Yémen,
catastrophe humanitaire : les grandes puissances responsables
La situation de la population au
Yémen depuis mars 2015, date du début de la guerre opposant la coalition
dirigée par l’Arabie saoudite aux milices houthistes, ne cesse de s’aggraver. «
La misère fait plus de morts que la guerre elle-même » titrait Le
Monde du 21 septembre.
De mars 2015 à août 2018, la
guerre a fait entre 10 000 et 14 000 victimes, et provoqué le déplacement de
deux millions d’hommes, femmes et enfants. Mais c’est la famine qui menace
d’être la plus meurtrière car la guerre aggrave encore la crise économique et
sociale qui ravage le pays. Sur les 28 millions d’habitants que compte le pays,
22 millions auraient besoin d’une assistance humanitaire. Cinq millions
d’enfants souffrent de la faim. L’Arabie saoudite impose un blocus qui empêche
l’arrivée de l’aide humanitaire transitant à 70 % par Hodeida, le
principal port du pays. Et 90 % des besoins en nourriture, essence et
médicaments du Yémen dépendent des importations. Faute d’accès à l’eau propre,
plus d’un million de Yéménites, selon l’OMS, sont touchés par l’épidémie de
choléra qui a déjà fait plus de 2 400 morts entre septembre 2016 et mars 2018.
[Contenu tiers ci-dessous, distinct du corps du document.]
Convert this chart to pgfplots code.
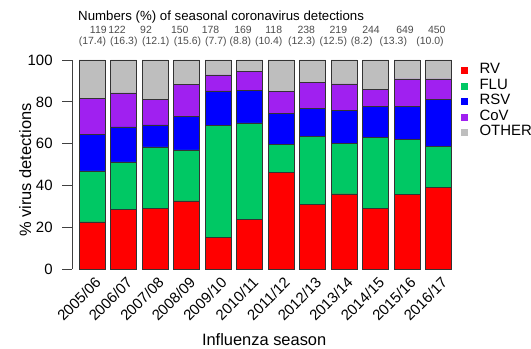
\documentclass[border=0pt]{standalone}
\usepackage{fontspec}
\setmainfont{Liberation Sans}
\usepackage{pgfplots}
\pgfplotsset{compat=1.18}
\definecolor{cRV}{RGB}{255,0,0}
\definecolor{cFLU}{RGB}{0,200,100}
\definecolor{cRSV}{RGB}{0,0,255}
\definecolor{cCoV}{RGB}{160,32,240}
\definecolor{cOTH}{RGB}{190,190,190}
\tikzset{numlab/.style={anchor=base, inner sep=0pt, text=black!70, font=\fontsize{10.5}{12}\selectfont}}
\begin{document}
\begin{tikzpicture}
\begin{axis}[
 scale only axis, width=381.8bp, height=209.3bp,
 xmin=-0.62, xmax=11.5, ymin=0, ymax=100,
 ybar stacked, bar width=26bp,
 axis lines*=left,
 x axis line style={draw=none},
 y axis line style={black!75, line width=0.8bp},
 xtick={0,...,11},
 xticklabels={2005/06,2006/07,2007/08,2008/09,2009/10,2010/11,2011/12,2012/13,2013/14,2014/15,2015/16,2016/17},
 xtick style={draw=none},
 ytick={0,20,...,100},
 ytick style={black!75, line width=0.8bp},
 tick align=outside, major tick length=10bp,
 /pgf/number format/assume math mode=true,
 yticklabel style={font=\fontsize{15}{18}\selectfont, anchor=east, inner sep=0pt, xshift=-9.7bp},
 xticklabel style={font=\fontsize{15}{18}\selectfont, rotate=45, anchor=north east, inner sep=0pt, xshift=4bp, yshift=1bp},
 ylabel={\% virus detections},
 ylabel style={at={(axis description cs:-0.124,0.474)}, anchor=center, font=\fontsize{16.5}{19}\selectfont},
 xlabel={Influenza season},
 xlabel style={at={(axis description cs:0.502,0)}, anchor=base, yshift=-75.7bp, font=\fontsize{16.5}{19}\selectfont},
 legend style={at={(axis cs:11.705,98.85)}, anchor=north west, draw=none, fill=none, inner sep=0pt, column sep=12bp, row sep=0pt,
   nodes={inner sep=0pt, text height=11bp, text depth=4.5bp}, font=\fontsize{15}{15.5}\selectfont},
 legend cell align=left,
 clip=false,
 every axis plot/.append style={draw=black!80, line width=0.6bp},
]
\addplot[fill=cRV, legend image code/.code={\fill[cRV] (0bp,-3bp) rectangle (6bp,3bp);}] coordinates {(0,22.6) (1,28.5) (2,29.2) (3,32.7) (4,15.3) (5,23.9) (6,46.4) (7,31.1) (8,36.0) (9,29.0) (10,35.7) (11,39.2)};
\addplot[fill=cFLU, legend image code/.code={\fill[cFLU] (0bp,-3bp) rectangle (6bp,3bp);}] coordinates {(0,24.4) (1,22.8) (2,29.3) (3,24.3) (4,53.6) (5,46.0) (6,13.1) (7,32.3) (8,24.0) (9,34.2) (10,26.2) (11,19.6)};
\addplot[fill=cRSV, legend image code/.code={\fill[cRSV] (0bp,-3bp) rectangle (6bp,3bp);}] coordinates {(0,17.3) (1,16.7) (2,10.5) (3,15.9) (4,16.3) (5,15.7) (6,15.0) (7,13.6) (8,16.1) (9,14.5) (10,15.8) (11,22.2)};
\addplot[fill=cCoV, legend image code/.code={\fill[cCoV] (0bp,-3bp) rectangle (6bp,3bp);}] coordinates {(0,17.4) (1,16.3) (2,12.1) (3,15.6) (4,7.7) (5,8.8) (6,10.4) (7,12.3) (8,12.5) (9,8.2) (10,13.3) (11,10.0)};
\addplot[fill=cOTH, legend image code/.code={\fill[cOTH] (0bp,-3bp) rectangle (6bp,3bp);}] coordinates {(0,18.3) (1,15.7) (2,18.9) (3,11.5) (4,7.1) (5,5.6) (6,15.1) (7,10.7) (8,11.4) (9,14.1) (10,9.0) (11,9.0)};
\legend{RV,FLU,RSV,CoV,OTHER}
\node[anchor=base west, inner sep=0pt, font=\fontsize{13.3}{16}\selectfont] at (axis cs:-0.444,118.8) {Numbers (\%) of seasonal coronavirus detections};
\node[numlab] at (axis cs:0.2,112.8) {119};
\node[numlab] at (axis cs:0.794,112.8) {122};
\node[numlab] at (axis cs:1.714,112.8) {92};
\node[numlab] at (axis cs:2.784,112.8) {150};
\node[numlab] at (axis cs:3.762,112.8) {178};
\node[numlab] at (axis cs:4.794,112.8) {169};
\node[numlab] at (axis cs:5.768,112.8) {118};
\node[numlab] at (axis cs:6.803,112.8) {238};
\node[numlab] at (axis cs:7.819,112.8) {219};
\node[numlab] at (axis cs:8.857,112.8) {244};
\node[numlab] at (axis cs:9.937,112.8) {649};
\node[numlab] at (axis cs:10.943,112.8) {450};
\node[numlab] at (axis cs:0.016,107.2) {(17.4)};
\node[numlab] at (axis cs:1.01,107.2) {(16.3)};
\node[numlab] at (axis cs:2.025,107.2) {(12.1)};
\node[numlab] at (axis cs:3.03,107.2) {(15.6)};
\node[numlab] at (axis cs:3.93,107.2) {(7.7)};
\node[numlab] at (axis cs:4.708,107.2) {(8.8)};
\node[numlab] at (axis cs:5.61,107.2) {(10.4)};
\node[numlab] at (axis cs:6.657,107.2) {(12.3)};
\node[numlab] at (axis cs:7.66,107.2) {(12.5)};
\node[numlab] at (axis cs:8.562,107.2) {(8.2)};
\node[numlab] at (axis cs:9.565,107.2) {(13.3)};
\node[numlab] at (axis cs:10.73,107.2) {(10.0)};
\end{axis}
\pgfresetboundingbox
\path[use as bounding box] (-72.5bp,-79.7bp) rectangle (458.5bp,269.3bp);
\end{tikzpicture}
\end{document}
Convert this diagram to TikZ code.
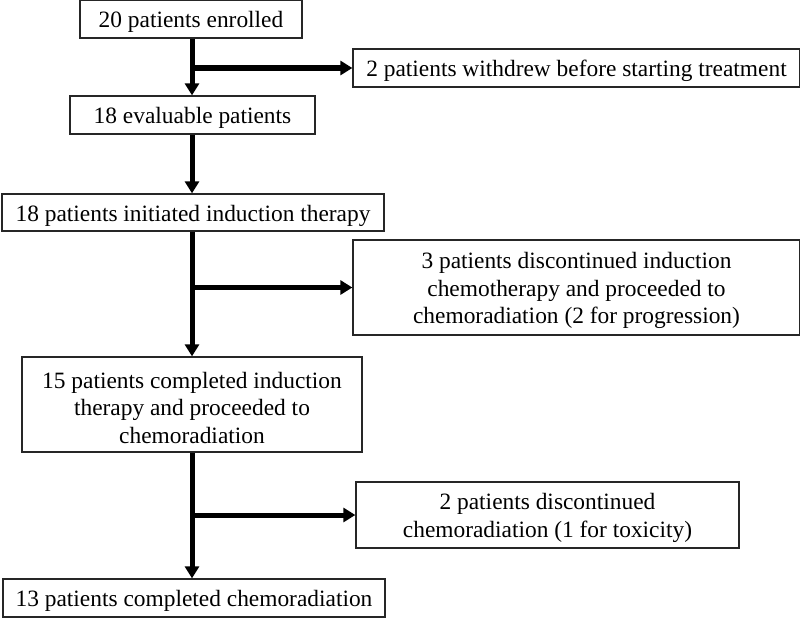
\documentclass[tikz,border=0pt]{standalone}
\usepackage{fontspec}
\setmainfont{Liberation Serif}
\usetikzlibrary{arrows.meta}
\begin{document}
\begin{tikzpicture}[x=1pt,y=1pt,
  box/.style={draw=black!85, line width=1.3pt, inner sep=0pt, anchor=center,
    label={[font=\fontsize{23.4}{27.5}\selectfont, align=center, inner sep=0pt, yshift=-3pt]center:{#1}}},
  flow/.style={line width=5pt, -{Triangle[length=12pt,width=14pt]}}]
\useasboundingbox (0,0) rectangle (800,-618);
\node[box={20 patients enrolled}, minimum width=222pt, minimum height=38pt] (b1) at (191,-19) {};
\node[box={2 patients withdrew before starting treatment}, minimum width=447pt, minimum height=38pt] (b2) at (576.5,-68) {};
\node[box={18 evaluable patients}, minimum width=245pt, minimum height=38pt] (b3) at (192.5,-115) {};
\node[box={18 patients initiated induction therapy}, minimum width=382pt, minimum height=37pt] (b4) at (193,-212.5) {};
\node[box={3 patients discontinued induction\\chemotherapy and proceeded to\\chemoradiation (2 for progression)}, minimum width=447pt, minimum height=95pt] (b5) at (576.5,-287.5) {};
\node[box={15 patients completed induction\\therapy and proceeded to\\chemoradiation}, minimum width=340pt, minimum height=95pt] (b6) at (192,-404.5) {};
\node[box={2 patients discontinued\\chemoradiation (1 for toxicity)}, minimum width=383pt, minimum height=66pt] (b7) at (547.5,-515) {};
\node[box={13 patients completed chemoradiation}, minimum width=382pt, minimum height=38pt] (b8) at (194,-598) {};
\coordinate (j1) at (192,-68);
\coordinate (j2) at (192,-287.5);
\coordinate (j3) at (192,-515);
\draw[flow] (b1.south -| j1) -- (b3.north -| j1);
\draw[flow] (j1) -- (b2.west);
\draw[flow] (b3.south -| j1) -- (b4.north -| j1);
\draw[flow] (b4.south -| j1) -- (b6.north -| j1);
\draw[flow] (j2) -- (b5.west);
\draw[flow] (b6.south -| j1) -- (b8.north -| j1);
\draw[flow] (j3) -- (b7.west);
\end{tikzpicture}
\end{document}
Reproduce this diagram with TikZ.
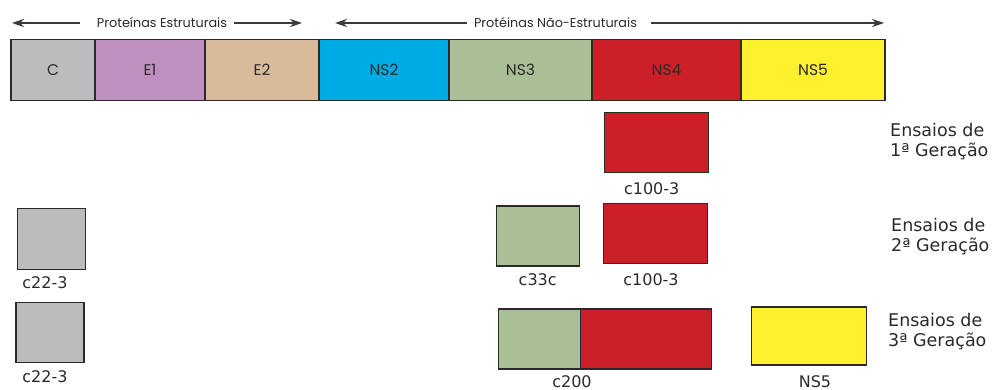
\documentclass[tikz,border=0pt]{standalone}
\usepackage{fontspec}
\setmainfont{DejaVu Sans}
\newfontfamily\geo{Poppins}
\usetikzlibrary{arrows.meta}
\definecolor{cgray}{HTML}{BBBCBE}
\definecolor{ce1}{HTML}{BF8FBF}
\definecolor{ce2}{HTML}{D9BB9B}
\definecolor{cns2}{HTML}{00ACE6}
\definecolor{cns3}{HTML}{ABBF96}
\definecolor{cns4}{HTML}{CD1F28}
\definecolor{cns5}{HTML}{FFF02E}
\definecolor{ink}{HTML}{2A2A2A}
\definecolor{arrowgray}{HTML}{3A3A3A}
\begin{document}
\begin{tikzpicture}[x=1pt,y=-1pt,
  seg/.style={draw=ink,line width=1.1pt,rectangle,inner sep=0pt,
    minimum height=61pt,font=\geo\fontsize{15.5}{17}\selectfont,text=ink},
  assay/.style={draw=ink,line width=1.1pt,rectangle,inner sep=0pt},
  tag/.style={inner sep=0pt,font=\fontsize{16}{18}\selectfont,text=ink},
  gen/.style={inner sep=0pt,align=left,anchor=west,
    font=\fontsize{17.5}{20}\selectfont,text=ink},
  head/.style={inner sep=0pt,font=\geo\fontsize{12.8}{14}\selectfont,text=ink},
  span/.style={draw=arrowgray,line width=1.3pt,-{Stealth[length=12pt,width=8pt]}}]
\useasboundingbox (0,0) rectangle (992,390);

% genome bar
\node[seg,fill=cgray,minimum width=84pt]  (C)   at (53,70)    {C};
\node[seg,fill=ce1,minimum width=110pt]   (E1)  at (150,70)   {E1};
\node[seg,fill=ce2,minimum width=114pt]   (E2)  at (262,70)   {E2};
\node[seg,fill=cns2,minimum width=130pt]  (NS2) at (384,70)   {NS2};
\node[seg,fill=cns3,minimum width=143pt]  (NS3) at (520.5,70) {NS3};
\node[seg,fill=cns4,minimum width=149pt]  (NS4) at (666.5,70) {NS4};
\node[seg,fill=cns5,minimum width=144pt]  (NS5) at (813,70)   {NS5};

% region headings with span arrows
\node[head] (hs) at (162,23) {Proteínas Estruturais};
\node[head] (hn) at (555.5,23) {Protéinas Não-Estruturais};
\coordinate (hsL) at (12,23);
\coordinate (hsR) at (302,23);
\coordinate (hnL) at (335,23);
\coordinate (hnR) at (884,23);
\draw[span] ([xshift=-17pt]hs.west) -- (hsL);
\draw[span] ([xshift=7pt]hs.east) -- (hsR);
\draw[span] ([xshift=-7pt]hn.west) -- (hnL);
\draw[span] ([xshift=14pt]hn.east) -- (hnR);

% first generation
\node[assay,fill=cns4,minimum width=104pt,minimum height=60pt] (a1) at (656.3,142.5) {};
\node[tag] (t1) at (651.7,189) {c100-3};
\node[gen] (g1) at (890,142) {Ensaios de\\1ª Geração};

% second generation
\node[assay,fill=cgray,minimum width=68pt,minimum height=61pt] (b0) at (51.2,238.6) {};
\node[tag] (u0) at (45,283) {c22-3};
\node[assay,fill=cns3,minimum width=83pt,minimum height=60pt] (b1) at (537.7,236) {};
\node[tag] (u1) at (537.7,280) {c33c};
\node[assay,fill=cns4,minimum width=104pt,minimum height=60pt] (b2) at (655.5,233.3) {};
\node[tag] (u2) at (651,280) {c100-3};
\node[gen] (g2) at (891,236.5) {Ensaios de\\2ª Geração};

% third generation
\node[assay,fill=cgray,minimum width=68pt,minimum height=60pt] (d0) at (50,332.5) {};
\node[tag] (v0) at (45,377) {c22-3};
\node[assay,fill=cns3,minimum width=82pt,minimum height=60pt] (d1) at (539.3,339) {};
\node[assay,fill=cns4,minimum width=131pt,minimum height=60pt] (d2) at (645.7,339) {};
\node[tag] (v1) at (572,381.5) {c200};
\node[assay,fill=cns5,minimum width=115pt,minimum height=58pt] (d3) at (808.8,336) {};
\node[tag] (v3) at (815,381.5) {NS5};
\node[gen] (g3) at (888,331.5) {Ensaios de\\3ª Geração};
\end{tikzpicture}
\end{document}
L’économie de ce pays, un des plus pauvres de la planète, s’écroule : les
fonctionnaires ne sont pas payés, la monnaie yéménite, le rial, a perdu un
tiers de sa valeur depuis janvier 2018, laminant les salaires, quand ils sont
payés, et accélérant l’envolée des prix.
À cela s’ajoute le chaos favorisé
par l’irruption de diverses milices : de fait, c’est la loi des bandes
armées.
La position géographique du Yémen
lui donne une importance stratégique. Il contrôle le détroit de Bab el-Mandeb
par lequel transite le quart du pétrole mondial et 10 % du commerce
maritime international, de quoi aiguiser bien des convoitises. L’Arabie
saoudite a de plus une frontière commune avec le Yémen de près de 1 800
kilomètres. C’est pourquoi la monarchie saoudienne a toujours considéré ce pays
comme sa zone d’influence, avec la bénédiction des États-Unis. C’est elle qui
est intervenue suite aux manifestations de 2011 contre Saleh, le dictateur
alors en place, pour tenter d’éteindre l’incendie, en soutenant Hadi, l’actuel
président. En mars 2015, c’est pour soutenir le pouvoir de son protégé que
l’Arabie saoudite a lancé une offensive contre les milices houthistes qui le
menaçaient.
Le conflit s’enlise depuis et les
puissances impérialistes, États-Unis en tête, laissent faire. Et pendant que
les civils meurent de faim ou sous les bombes fabriquées aux États-Unis, ou les
missiles made in France, l’ONU organise des réunions censées « mobiliser
davantage de soutien à la réponse humanitaire » comme celle du 24
septembre dernier, regroupant les puissances responsables du chaos.